Adam and Eve resume their morning worship, a spontaneous hymn of praise that Milton presents as an unfallen psalm. Their prayer calls upon all creation to join in adoration — sun, moon, stars, elements, mists, winds, fountains, birds, fish, and every living thing. This canticle echoes the Benedicite of the Anglican liturgy and Psalm 148, but Milton gives it a freshness that belongs to beings for whom praise is not yet duty but delight. The scene establishes the rhythm of their unfallen life: work, worship, conversation, and love, all flowing naturally from their relationship with their Creator and with each other.

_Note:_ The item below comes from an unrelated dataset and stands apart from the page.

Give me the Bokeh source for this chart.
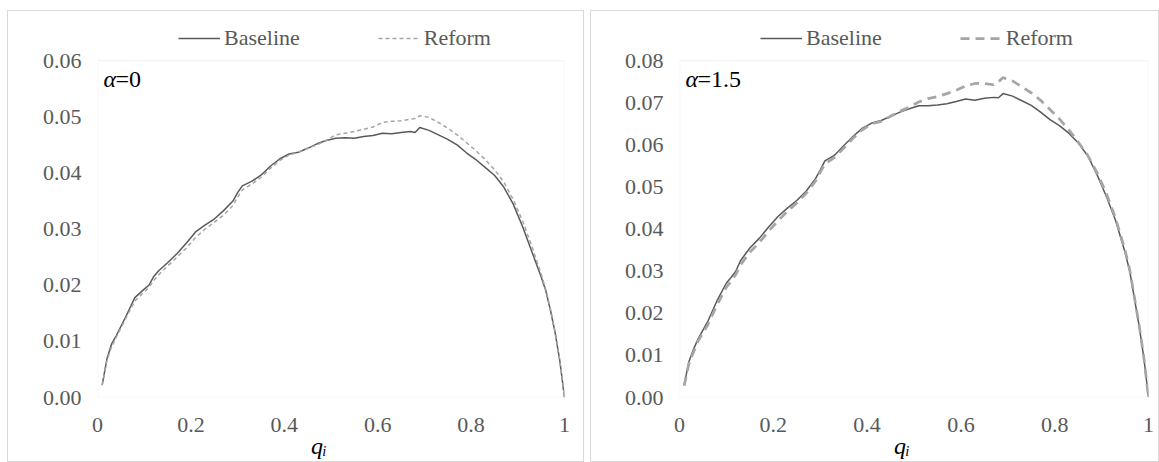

God, observing from Heaven, decides that Adam must be warned of the danger approaching him. He dispatches Raphael, the sociable angel, to visit Adam and Eve in Paradise. Raphael's mission is specific: to tell Adam of his enemy, to inform him of Satan's malice and intent, and to remind him of his free will — that his happiness depends on his own choice, and that he has the power to stand but also the freedom to fall. God wants no excuse of ignorance: Man must be fully forewarned so that when the trial comes, the responsibility is entirely his own. The emphasis on free will and foreknowledge is Milton's central theological argument.